Texas law enforcement sees increase in fraudulent vehicle sales

The Heart of Texas Auto Theft Task Force has seen a recent "substantial increase" in the fraudulent sales of vehicles via social media websites like Facebook Marketplace and Craigslist.

"As soon as they make the sale, they drop the page," said Lt. Howard Stinehour, commander for the Heart of Texas Auto Theft Task Force. 

It often starts with a "too good to be true" posting: luxury SUVs or trucks, like a Chevrolet Silverado High Country or GMC Denali, that are going for an extremely low price.

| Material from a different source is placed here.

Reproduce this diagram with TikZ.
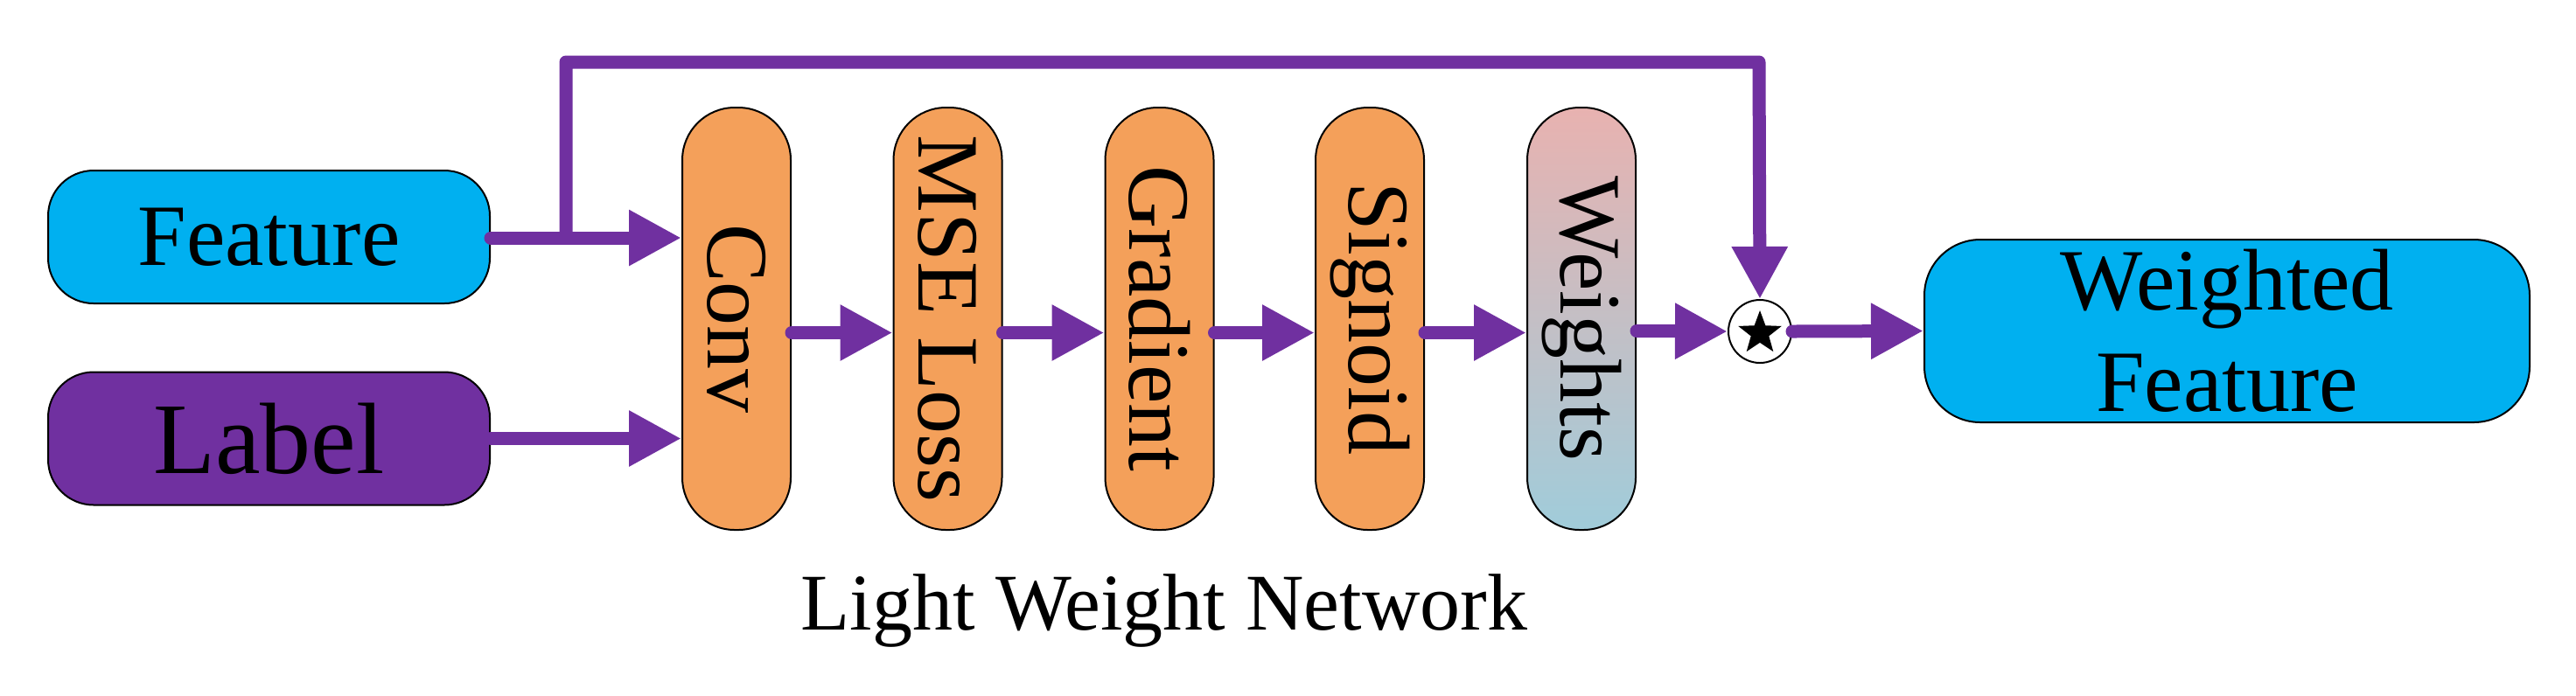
\documentclass[tikz,border=0pt]{standalone}
\usepackage{fontspec}
\setmainfont{Liberation Serif}
\usetikzlibrary{arrows.meta,shapes.geometric,calc}
\definecolor{cy}{HTML}{00B0F0}
\definecolor{pu}{HTML}{7030A0}
\definecolor{og}{HTML}{F4A05A}
\definecolor{pk}{HTML}{E8B2B0}
\definecolor{bl}{HTML}{A0CCDA}
\begin{document}
\begin{tikzpicture}[x=0.25pt,y=-0.25pt,
  box/.style={draw=black,line width=0.5pt,rounded corners=13pt,minimum width=126.25pt,minimum height=38pt,inner sep=0pt,font=\fontsize{25}{28}\selectfont},
  pill/.style={draw=black,line width=0.5pt,rounded corners=15pt,minimum width=31pt,minimum height=120.75pt,inner sep=0pt,fill=og,rotate=-90,font=\fontsize{25}{28}\selectfont},
  arr/.style={draw=pu,line width=3.75pt,line cap=round,-{Triangle[length=15pt,width=15pt,line cap=butt]}}]
\useasboundingbox (0,0) rectangle (2945,795);
\node[box,fill=cy] (feat) at (307.5,271) {Feature};
\node[box,fill=pu,font=\fontsize{29}{32}\selectfont] (lab) at (307.5,501.5) {Label};
\node[pill,minimum width=120.75pt,minimum height=31pt] (conv) at (842,364.5) {Conv};
\node[pill,minimum width=120.75pt,minimum height=31pt] (mse) at (1083.5,364.5) {MSE Loss};
\node[pill,minimum width=120.75pt,minimum height=31pt] (grad) at (1325.5,364.5) {Gradient};
\node[pill,minimum width=120.75pt,minimum height=31pt] (sig) at (1566,364.5) {Signoid};
\node[pill,minimum width=120.75pt,minimum height=31pt,top color=pk,bottom color=bl] (wts) at (1808,364.5) {Weights};
\node[draw=black,line width=0.5pt,circle,fill=white,minimum size=18pt,inner sep=0pt] (circ) at (2012,379) {};
\node[star,star points=5,star point ratio=2.4,fill=black,minimum size=13pt,inner sep=0pt] (st) at (2012,381) {};
\node[box,fill=cy,minimum width=173pt,minimum height=52.25pt,rounded corners=16pt,align=center,font=\fontsize{25}{29}\selectfont] (wf) at (2546,378.5) {Weighted\\Feature};
\node[anchor=base,font=\fontsize{23}{26}\selectfont] (lwn) at (1331,720) {Light Weight Network};
\coordinate (sk) at (647,272);
\coordinate (tr) at (2011,71);
\draw[arr] (feat.east|-sk) -- (conv.south|-sk);
\draw[arr] (lab.east) -- (conv.south|-lab.east);
\draw[arr] ($(conv.north)+(0,16)$) -- ($(mse.south)+(0,16)$);
\draw[arr] ($(mse.north)+(0,16)$) -- ($(grad.south)+(0,16)$);
\draw[arr] ($(grad.north)+(0,16)$) -- ($(sig.south)+(0,16)$);
\draw[arr] ($(sig.north)+(0,16)$) -- ($(wts.south)+(0,16)$);
\draw[arr] ($(wts.north)+(0,14)$) -- (circ.west);
\draw[arr] (circ.east) -- (wf.west);
\draw[arr,line join=round] (sk) |- (tr) -- (circ.north);
\end{tikzpicture}
\end{document}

The sellers create fake, temporary profiles and utilize fake or "borrowed" information. For example, they may share a vehicle identification number with the interested buyer, but the VIN belongs to another vehicle.

"Some buyers will do a little bit of research, CARFAX, things like that, and they'll see that it’s for a true vehicle, it matches a 2021 GMC Denali, so they think everything's fine," said Lt. Stinehour. "But that's not really the actual VIN number."

The new vehicle "owners" may not find out they have been scammed until they try and obtain a new title for the car in their name, for what turns out to be a stolen vehicle.

"They’re out of the vehicle, and then they're a victim also of the theft of the money that they gave for that vehicle," said Lt. Stinehour.

In some cases, the trail of victims can get complicated.

"You’ve got the original victim of the theft of the vehicle, you’ve got the victim who paid the cash for the vehicle, and then you've got the identity theft from the person whose identity was used on the fake title," said Lt. Stinehour.

Sometimes, the car is even purchased online from a dealership, but the fraudsters use a stolen identity to do so.

In these recent cases, the task force has found that the majority of vehicles being sold fraudulently are coming from Houston, but the vehicles can end up being sold all over Texas. 

To prevent yourself from becoming a victim when buying online, ask the seller for as much information as you can ahead of time. The VIN you are given can be confirmed with the DMV online. Always watch out for prices that seem too good to be true. 

The best way to ensure a sale is legitimate is to conduct the exchange at the local tax office. The office can vet the title and VIN before any cash is exchanged, and the title can be transferred right away.

"If it’s a true deal, they'll do it the right way."